What the task asks. Return the lines below exactly, from the first line to the line that contains "growth = [5.52, 4.07, 6.55, 4.24, 23.81, 3.26, 6.70, 6.70]". Leave out pictures.

┌──

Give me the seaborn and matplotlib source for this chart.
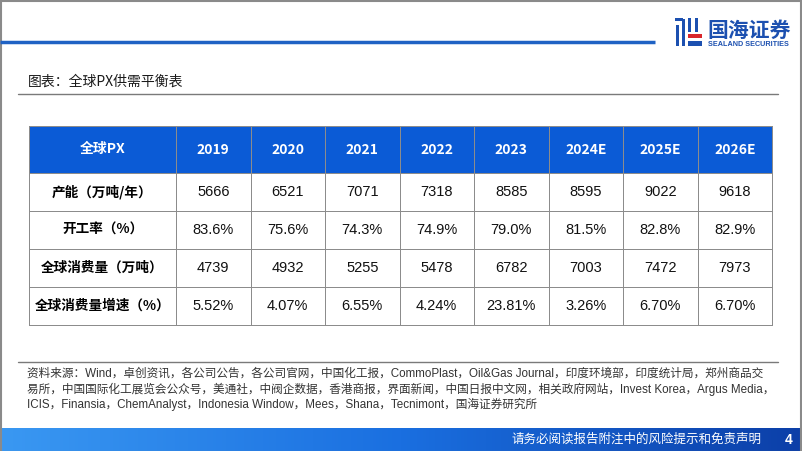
import numpy as np
import pandas as pd
import seaborn as sns
import matplotlib.pyplot as plt
from matplotlib.colors import ListedColormap, LinearSegmentedColormap
from matplotlib.patches import Rectangle

# --- data ---
corner = '全球PX'
years = ['2019', '2020', '2021', '2022', '2023', '2024E', '2025E', '2026E']
row_labels = ['产能（万吨/年）', '开工率（%）', '全球消费量（万吨）', '全球消费量增速（%）']
capacity = [5666, 6521, 7071, 7318, 8585, 8595, 9022, 9618]
utilization = [83.6, 75.6, 74.3, 74.9, 79.0, 81.5, 82.8, 82.9]
consumption = [4739, 4932, 5255, 5478, 6782, 7003, 7472, 7973]
growth = [5.52, 4.07, 6.55, 4.24, 23.81, 3.26, 6.70, 6.70]

title = '图表：全球PX供需平衡表'
source_lines = [
    '资料来源：Wind，卓创资讯，各公司公告，各公司官网，中国化工报，CommoPlast，Oil&Gas Journal，印度环境部，印度统计局，郑州商品交',
    '易所，中国国际化工展览会公众号，美通社，中阀企数据，香港商报，界面新闻，中国日报中文网，相关政府网站，Invest Korea，Argus Media，',
    'ICIS，Finansia，ChemAnalyst，Indonesia Window，Mees，Shana，Tecnimont，国海证券研究所',
]
footer = '请务必阅读报告附注中的风险提示和免责声明'
page_no = '4'

body = pd.DataFrame([capacity, utilization, consumption, growth], index=row_labels, columns=years)
body_txt = np.array([
    [f'{v}' for v in capacity],
    [f'{v:.1f}%' for v in utilization],
    [f'{v}' for v in consumption],
    [f'{v:.2f}%' for v in growth],
])

sns.set_theme(style='white')
CJK = ['Noto Sans CJK SC', 'DejaVu Sans']
LAT = ['Liberation Sans', 'Noto Sans CJK SC']
plt.rcParams['font.family'] = CJK

W, H = 802, 451
fig = plt.figure(figsize=(W / 100, H / 100), dpi=100)
fig.patch.set_facecolor('white')


def rect(x0, y0, x1, y1):
    return [x0 / W, 1 - y1 / H, (x1 - x0) / W, (y1 - y0) / H]


# background / decoration axes in pixel coords
bg = fig.add_axes([0, 0, 1, 1])
bg.set_xlim(0, W)
bg.set_ylim(H, 0)
bg.axis('off')

bg.add_patch(Rectangle((1, 1), W - 2.5, H, fill=False, ec='#8a8a8a', lw=1.5))
bg.plot([0, 655], [42, 42], color='#1f62c4', lw=2.5, solid_capstyle='butt')

# logo
blue_l, red_l = '#1c50b0', '#d9262c'
for (x0, y0, w, h, c) in [(675, 18, 8, 3, blue_l), (676, 25, 3, 21, blue_l), (682, 19, 3, 27, blue_l),
                          (688, 18, 3, 14, blue_l), (695, 18, 3, 14, blue_l),
                          (688, 34, 14, 4, red_l), (688, 41, 14, 5, blue_l)]:
    bg.add_patch(Rectangle((x0, y0), w, h, color=c, lw=0))
bg.text(707, 30, '国海证券', fontsize=15, fontweight='bold', color=blue_l, va='center', ha='left')
bg.text(708, 44, 'SEALAND SECURITIES', fontsize=5.2, fontweight='bold', color=blue_l,
        va='center', ha='left', family=LAT)

# title
bg.text(28, 82, title, fontsize=10, color='#1a1a1a', va='center', ha='left')
bg.plot([18, 778], [94, 94], color='#7a7a7a', lw=1)

# source
bg.plot([18, 778], [362, 362], color='#7a7a7a', lw=1)
for i, line in enumerate(source_lines):
    bg.text(27, 374 + i * 15, line, fontsize=8.4, color='#333333', va='center', ha='left',
            family=['Liberation Sans Narrow', 'Liberation Sans', 'Noto Sans CJK SC'])

# footer gradient band
grad = np.linspace(0, 1, 256).reshape(1, -1)
fcmap = LinearSegmentedColormap.from_list('ft', ['#3a98f2', '#1a6fe0', '#0c3fa8'])
bg.imshow(grad, extent=[0, W, H, 428], aspect='auto', cmap=fcmap, zorder=0)
bg.set_xlim(0, W)
bg.set_ylim(H, 0)
bg.text(762, 439.5, footer, fontsize=9, color='white', va='center', ha='right')
bg.text(789, 439.5, page_no, fontsize=10, fontweight='bold', color='white', va='center', ha='center',
        family=LAT)

# --- table via seaborn heatmaps ---
HEAD = '#0b5bd6'
GRID = '#8c8c8c'
x_l, x_m, x_r = 29, 176, 772
y_t, y_m, y_b = 126, 173, 325


def cell_map(ax, data, txt, face, kws):
    sns.heatmap(data, ax=ax, cmap=ListedColormap([face]), cbar=False, annot=txt, fmt='',
                annot_kws=kws, linewidths=0.7, linecolor=GRID, xticklabels=False, yticklabels=False)
    ax.collections[0].set_clip_on(False)
    for s in ax.spines.values():
        s.set_visible(False)


head_kws = dict(size=10, color='white', weight='bold', family=CJK)
lab_kws = dict(size=9.8, color='black', weight='bold', family=CJK)
num_kws = dict(size=10.5, color='#111111', family=LAT)

ax_c = fig.add_axes(rect(x_l, y_t, x_m, y_m))
cell_map(ax_c, np.zeros((1, 1)), np.array([[corner]]), HEAD, head_kws)

ax_h = fig.add_axes(rect(x_m, y_t, x_r, y_m))
cell_map(ax_h, np.zeros((1, len(years))), np.array([years]), HEAD, head_kws)

ax_l = fig.add_axes(rect(x_l, y_m, x_m, y_b))
cell_map(ax_l, np.zeros((len(row_labels), 1)), np.array(row_labels).reshape(-1, 1), 'white', lab_kws)

ax_b = fig.add_axes(rect(x_m, y_m, x_r, y_b))
cell_map(ax_b, body * 0, body_txt, 'white', num_kws)

fig.savefig('out.png', dpi=100)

└──

Exercise solution.
Give me the seaborn and matplotlib source for this chart.
import numpy as np
import pandas as pd
import seaborn as sns
import matplotlib.pyplot as plt
from matplotlib.colors import ListedColormap, LinearSegmentedColormap
from matplotlib.patches import Rectangle

# --- data ---
corner = '全球PX'
years = ['2019', '2020', '2021', '2022', '2023', '2024E', '2025E', '2026E']
row_labels = ['产能（万吨/年）', '开工率（%）', '全球消费量（万吨）', '全球消费量增速（%）']
capacity = [5666, 6521, 7071, 7318, 8585, 8595, 9022, 9618]
utilization = [83.6, 75.6, 74.3, 74.9, 79.0, 81.5, 82.8, 82.9]
consumption = [4739, 4932, 5255, 5478, 6782, 7003, 7472, 7973]
growth = [5.52, 4.07, 6.55, 4.24, 23.81, 3.26, 6.70, 6.70]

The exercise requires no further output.